■ Dataset content

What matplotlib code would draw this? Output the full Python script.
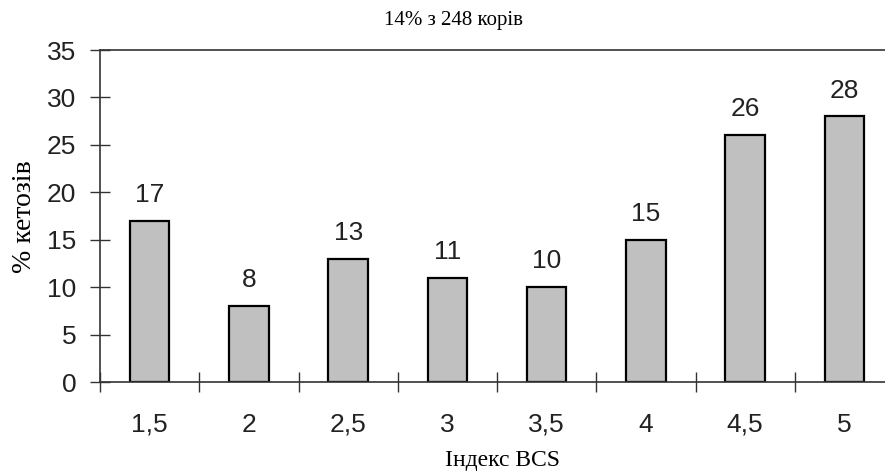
import numpy as np
import matplotlib.pyplot as plt

# дані
categories = ['1,5', '2', '2,5', '3', '3,5', '4', '4,5', '5']
values = [17, 8, 13, 11, 10, 15, 26, 28]
y_ticks = [0, 5, 10, 15, 20, 25, 30, 35]

serif = ['Liberation Serif', 'DejaVu Serif']
sans = ['Liberation Sans', 'DejaVu Sans']

fig = plt.figure(figsize=(8.85, 4.73), dpi=100)
ax = fig.add_axes([100 / 885, 91 / 473, 794 / 885, 332 / 473])

x = np.arange(len(categories))
bars = ax.bar(x, values, width=0.4, color='#c0c0c0', edgecolor='black', linewidth=1.6)
ax.bar_label(bars, labels=[str(v) for v in values], padding=10,
             fontsize=19, family=sans, color='#222222')

ax.set_xlim(-0.5, len(categories) - 0.5)
ax.set_ylim(0, 35)
ax.set_yticks(y_ticks)
ax.set_yticklabels([str(t) for t in y_ticks], fontsize=19, family=sans, color='#222222')
ax.set_xticks(x)
ax.set_xticklabels(categories, fontsize=19, family=sans, color='#222222')
ax.set_xticks(np.arange(-0.5, len(categories) - 1), minor=True)

ax.tick_params(axis='x', which='major', length=0, pad=22)
ax.tick_params(axis='x', which='minor', direction='inout', length=14, width=1, color='#333333')
ax.tick_params(axis='y', direction='inout', length=14, width=1, color='#333333', pad=10)

for side in ['left', 'bottom', 'top']:
    ax.spines[side].set_color('#333333')
    ax.spines[side].set_linewidth(1.2)
ax.spines['right'].set_visible(False)

fig.text(454 / 885, 1 - 20 / 473, '14% з 248 корів', ha='center', va='center',
         fontsize=15, family=serif)
fig.text(503 / 885, 1 - 460 / 473, 'Індекс BCS', ha='center', va='center',
         fontsize=17, family=serif)
fig.text(25 / 885, 1 - 217 / 473, '% кетозів', ha='center', va='center',
         rotation=90, fontsize=20, family=serif)

fig.savefig('out.png', dpi=100)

■ Task instructions
Return the material word for word. Pictures are not part of the copy.

■ Right answer
What matplotlib code would draw this? Output the full Python script.
import numpy as np
import matplotlib.pyplot as plt

# дані
categories = ['1,5', '2', '2,5', '3', '3,5', '4', '4,5', '5']
values = [17, 8, 13, 11, 10, 15, 26, 28]
y_ticks = [0, 5, 10, 15, 20, 25, 30, 35]

serif = ['Liberation Serif', 'DejaVu Serif']
sans = ['Liberation Sans', 'DejaVu Sans']

fig = plt.figure(figsize=(8.85, 4.73), dpi=100)
ax = fig.add_axes([100 / 885, 91 / 473, 794 / 885, 332 / 473])

x = np.arange(len(categories))
bars = ax.bar(x, values, width=0.4, color='#c0c0c0', edgecolor='black', linewidth=1.6)
ax.bar_label(bars, labels=[str(v) for v in values], padding=10,
             fontsize=19, family=sans, color='#222222')

ax.set_xlim(-0.5, len(categories) - 0.5)
ax.set_ylim(0, 35)
ax.set_yticks(y_ticks)
ax.set_yticklabels([str(t) for t in y_ticks], fontsize=19, family=sans, color='#222222')
ax.set_xticks(x)
ax.set_xticklabels(categories, fontsize=19, family=sans, color='#222222')
ax.set_xticks(np.arange(-0.5, len(categories) - 1), minor=True)

ax.tick_params(axis='x', which='major', length=0, pad=22)
ax.tick_params(axis='x', which='minor', direction='inout', length=14, width=1, color='#333333')
ax.tick_params(axis='y', direction='inout', length=14, width=1, color='#333333', pad=10)

for side in ['left', 'bottom', 'top']:
    ax.spines[side].set_color('#333333')
    ax.spines[side].set_linewidth(1.2)
ax.spines['right'].set_visible(False)

fig.text(454 / 885, 1 - 20 / 473, '14% з 248 корів', ha='center', va='center',
         fontsize=15, family=serif)
fig.text(503 / 885, 1 - 460 / 473, 'Індекс BCS', ha='center', va='center',
         fontsize=17, family=serif)
fig.text(25 / 885, 1 - 217 / 473, '% кетозів', ha='center', va='center',
         rotation=90, fontsize=20, family=serif)

fig.savefig('out.png', dpi=100)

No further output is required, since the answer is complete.